Up to 30 health workers from district hospitals within Kigali City, on Friday, concluded a five-day specialized training course on vital emergency treatment for children below the age of five.
The course – Emergency Triage Assessment plus Treatment (ETAT+), was first developed in Malawi and Kenya.
One of the trainers – Dr. Boniface Osano, a Kenyan Pediatrician, told The New Times that previous research conducted in Kenya pointed out ways how to mitigate the five key causes of death to babies - pneumonia, malaria, diarrhea malnutrition and child infections before the first month.
“We developed a way of ensuring that children do not die within the first 48 hours of admission. Many deaths occur within the first day,” Osano said, explaining that ETAT+ was first introduced in Kenya by the World Health Organization 10 years ago.
“The first thing that you need to know is – who is the sickest child in the queue? Take care of the emergencies first, and then others can follow,” Osano said.
Alphonse Mutabaruka, one of the health workers from Gitega Health Centre said that the training gave them techniques of improving service delivery.
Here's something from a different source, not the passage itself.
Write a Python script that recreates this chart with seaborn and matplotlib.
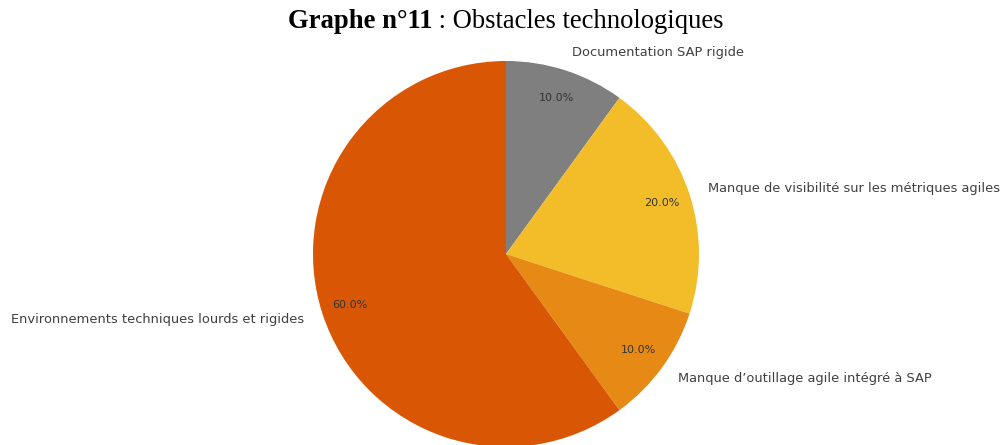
import matplotlib
matplotlib.use("Agg")
import matplotlib.pyplot as plt
import seaborn as sns

# Obstacle categories and their shares (%)
categories = [
    "Documentation SAP rigide",
    "Manque de visibilité sur les métriques agiles",
    "Manque d\u2019outillage agile intégré à SAP",
    "Environnements techniques lourds et rigides",
]
shares = [10, 20, 10, 60]
slice_colors = ["#7f7f7f", "#f3bd29", "#e68a15", "#d95604"]

sns.set_theme(style="white")

W, H = 1001, 445
fig = plt.figure(figsize=(W / 100, H / 100), dpi=100)

# square axes holding the pie (radius 1 in data units)
cx, cy, r = 506, 254, 193
ax = fig.add_axes([(cx - r) / W, (H - cy - r) / H, 2 * r / W, 2 * r / H])
wedges, texts, autotexts = ax.pie(
    shares,
    labels=categories,
    colors=sns.color_palette(slice_colors),
    startangle=90,
    counterclock=False,
    autopct="%1.1f%%",
    pctdistance=0.85,
    labeldistance=1.1,
    textprops={"fontsize": 9.4, "color": "#404040"},
    wedgeprops={"linewidth": 0},
)
for t in autotexts:
    t.set_fontsize(8)
    t.set_color("#333333")
ax.set_xlim(-1, 1)
ax.set_ylim(-1, 1)
ax.set_aspect("equal")
ax.axis("off")

# Title: bold prefix followed by regular text, centred as one line
serif = "Liberation Serif"
t1 = fig.text(0, 0, "Graphe n°11", fontsize=19.2, fontweight="bold",
              family=serif, color="black")
t2 = fig.text(0, 0, " : Obstacles technologiques", fontsize=19.2,
              family=serif, color="black")
fig.canvas.draw()
rend = fig.canvas.get_renderer()
w1 = t1.get_window_extent(rend).width / W
w2 = t2.get_window_extent(rend).width / W
x0 = 506 / W - (w1 + w2) / 2
ty = 1 - 21 / H
t1.set_position((x0, ty))
t1.set_va("center")
t2.set_position((x0 + w1, ty))
t2.set_va("center")

fig.savefig("out.png", dpi=100)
“This seminar will enable us to improve services at our health centre because initially, we didn’t know how to select patients,” Mutabaruka said.
“We were taught how to select by looking at priority signs of patients in the waiting room. That is, looking for patients who are sicker than others. Previously, we used to just give all patients numbers, and treat them depending on who arrived first.”
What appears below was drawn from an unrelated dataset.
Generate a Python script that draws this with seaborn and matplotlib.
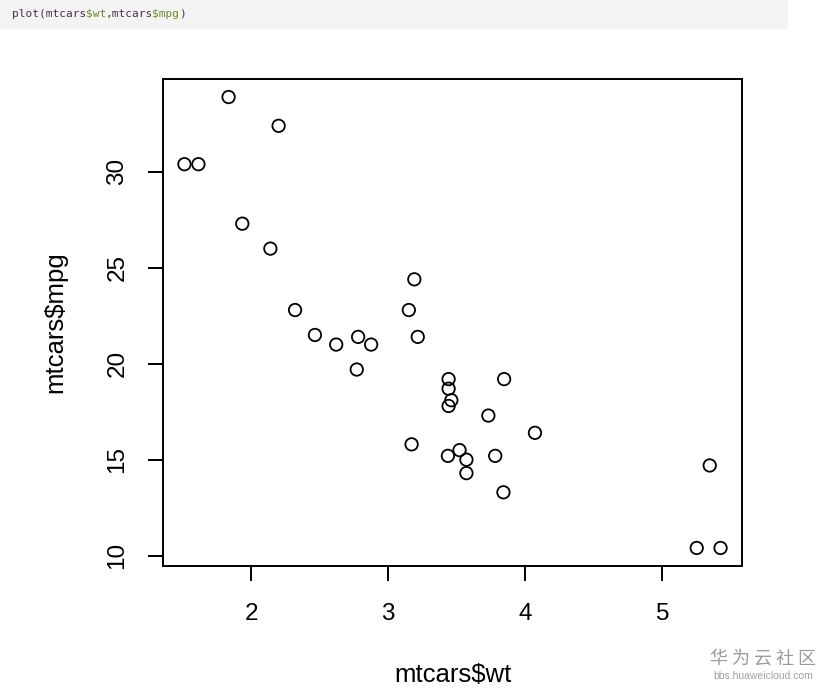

Liliane Mutoni, a mid-wife from Kibagabaga hospital said: “We have learnt important new approaches of how to resuscitate babies born with breathing and heart problems.”
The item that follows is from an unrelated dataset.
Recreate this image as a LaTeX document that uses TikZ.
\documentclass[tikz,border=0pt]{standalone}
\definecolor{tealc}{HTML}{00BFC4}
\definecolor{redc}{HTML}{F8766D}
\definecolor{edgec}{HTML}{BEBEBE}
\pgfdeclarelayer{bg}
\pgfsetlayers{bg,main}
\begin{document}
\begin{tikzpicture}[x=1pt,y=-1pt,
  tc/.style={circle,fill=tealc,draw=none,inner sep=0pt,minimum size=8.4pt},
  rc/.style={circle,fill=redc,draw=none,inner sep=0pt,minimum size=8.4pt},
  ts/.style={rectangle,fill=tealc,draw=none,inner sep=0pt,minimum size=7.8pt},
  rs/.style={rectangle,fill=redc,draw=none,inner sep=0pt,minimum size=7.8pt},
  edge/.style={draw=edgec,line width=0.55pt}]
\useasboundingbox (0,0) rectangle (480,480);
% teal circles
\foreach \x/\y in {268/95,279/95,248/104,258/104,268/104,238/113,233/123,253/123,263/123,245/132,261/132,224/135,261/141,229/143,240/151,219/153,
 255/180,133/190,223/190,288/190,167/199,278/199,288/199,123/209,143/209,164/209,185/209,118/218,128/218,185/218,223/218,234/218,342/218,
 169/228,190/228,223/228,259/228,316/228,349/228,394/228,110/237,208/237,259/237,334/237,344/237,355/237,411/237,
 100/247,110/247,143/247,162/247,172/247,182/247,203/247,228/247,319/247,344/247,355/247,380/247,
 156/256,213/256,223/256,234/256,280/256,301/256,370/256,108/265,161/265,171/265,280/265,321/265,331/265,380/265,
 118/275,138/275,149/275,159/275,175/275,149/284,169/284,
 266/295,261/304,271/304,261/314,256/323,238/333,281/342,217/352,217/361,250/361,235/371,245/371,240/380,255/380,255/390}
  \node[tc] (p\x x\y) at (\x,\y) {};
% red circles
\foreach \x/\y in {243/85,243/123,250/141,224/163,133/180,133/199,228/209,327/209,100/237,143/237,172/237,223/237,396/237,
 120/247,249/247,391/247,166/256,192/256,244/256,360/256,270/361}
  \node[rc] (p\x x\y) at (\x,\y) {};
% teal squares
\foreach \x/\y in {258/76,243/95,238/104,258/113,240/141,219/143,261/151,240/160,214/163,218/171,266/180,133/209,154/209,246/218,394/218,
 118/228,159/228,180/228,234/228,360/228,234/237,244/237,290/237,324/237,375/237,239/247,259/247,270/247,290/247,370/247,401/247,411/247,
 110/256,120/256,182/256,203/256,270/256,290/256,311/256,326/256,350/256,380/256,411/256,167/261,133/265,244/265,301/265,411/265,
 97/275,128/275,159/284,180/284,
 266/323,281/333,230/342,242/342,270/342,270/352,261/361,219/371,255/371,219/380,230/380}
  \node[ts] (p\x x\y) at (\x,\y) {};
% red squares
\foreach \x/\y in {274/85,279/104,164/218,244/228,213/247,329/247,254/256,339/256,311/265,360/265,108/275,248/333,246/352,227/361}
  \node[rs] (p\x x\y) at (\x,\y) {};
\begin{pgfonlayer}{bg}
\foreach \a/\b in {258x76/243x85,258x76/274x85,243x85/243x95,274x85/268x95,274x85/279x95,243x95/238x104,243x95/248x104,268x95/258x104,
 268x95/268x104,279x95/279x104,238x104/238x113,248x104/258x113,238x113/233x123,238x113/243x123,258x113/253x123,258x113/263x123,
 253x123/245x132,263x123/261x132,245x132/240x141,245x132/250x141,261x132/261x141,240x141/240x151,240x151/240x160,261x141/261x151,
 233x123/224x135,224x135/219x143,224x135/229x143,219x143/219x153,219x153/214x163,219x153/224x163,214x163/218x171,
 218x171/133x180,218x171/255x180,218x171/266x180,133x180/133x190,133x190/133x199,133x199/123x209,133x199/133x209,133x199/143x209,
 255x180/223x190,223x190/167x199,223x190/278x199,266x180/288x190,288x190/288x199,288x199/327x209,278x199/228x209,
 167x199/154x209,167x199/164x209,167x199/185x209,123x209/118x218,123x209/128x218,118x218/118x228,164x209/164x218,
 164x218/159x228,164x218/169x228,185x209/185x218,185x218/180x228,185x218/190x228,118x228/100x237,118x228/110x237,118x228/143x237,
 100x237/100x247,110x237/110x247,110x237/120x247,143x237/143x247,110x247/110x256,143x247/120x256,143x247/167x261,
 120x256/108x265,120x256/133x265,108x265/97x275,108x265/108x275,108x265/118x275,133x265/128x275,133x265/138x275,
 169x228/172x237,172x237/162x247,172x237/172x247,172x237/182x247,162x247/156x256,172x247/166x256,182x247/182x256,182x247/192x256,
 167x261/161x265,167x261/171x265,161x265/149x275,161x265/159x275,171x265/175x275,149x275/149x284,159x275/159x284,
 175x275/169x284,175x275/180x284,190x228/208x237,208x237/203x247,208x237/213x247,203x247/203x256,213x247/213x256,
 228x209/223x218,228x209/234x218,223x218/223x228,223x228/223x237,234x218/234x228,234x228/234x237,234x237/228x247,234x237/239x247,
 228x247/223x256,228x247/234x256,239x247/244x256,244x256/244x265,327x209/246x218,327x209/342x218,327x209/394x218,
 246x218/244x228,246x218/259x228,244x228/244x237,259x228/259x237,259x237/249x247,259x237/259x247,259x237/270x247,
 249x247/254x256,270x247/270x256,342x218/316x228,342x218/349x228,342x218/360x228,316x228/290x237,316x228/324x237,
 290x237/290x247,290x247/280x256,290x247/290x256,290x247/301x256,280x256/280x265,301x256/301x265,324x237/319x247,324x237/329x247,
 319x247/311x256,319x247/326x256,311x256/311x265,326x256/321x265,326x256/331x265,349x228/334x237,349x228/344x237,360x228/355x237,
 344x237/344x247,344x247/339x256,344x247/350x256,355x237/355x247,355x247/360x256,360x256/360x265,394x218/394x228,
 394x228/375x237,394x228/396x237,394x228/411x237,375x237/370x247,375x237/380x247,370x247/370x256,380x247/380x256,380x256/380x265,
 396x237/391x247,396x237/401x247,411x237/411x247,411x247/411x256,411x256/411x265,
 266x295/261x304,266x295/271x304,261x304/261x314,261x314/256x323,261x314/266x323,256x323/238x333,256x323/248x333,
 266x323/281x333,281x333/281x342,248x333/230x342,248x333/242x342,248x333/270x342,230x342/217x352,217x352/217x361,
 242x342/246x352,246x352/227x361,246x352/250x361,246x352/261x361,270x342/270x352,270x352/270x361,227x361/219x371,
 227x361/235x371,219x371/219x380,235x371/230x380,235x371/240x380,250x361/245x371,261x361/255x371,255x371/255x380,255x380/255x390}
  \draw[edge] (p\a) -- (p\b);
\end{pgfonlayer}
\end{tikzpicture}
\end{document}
Dr. Blaise Uhagaze, the director of the health programme funded by the Belgian Technical Committee (BTC), in Kigali City said that over Rwf7million was injected into the project.
Care provided to sick children in each hospital will be periodically audited. This will enable critical analysis of assessment and initial management of sick children and their outcomes.
Another training session is scheduled for June and another at the University Teaching Hospital of Kigali (CHUK), next year.
The plan is to ultimately have local health workers who are qualified to train others, for long-term sustainability.
ETAT+ courses were first facilitated by Imperial College Healthcare Trust London and Kenya Medical Research Institute (KEMRI) or the Welcome Trust Research Programme in Paediatrics, of University of Nairobi, Kenya.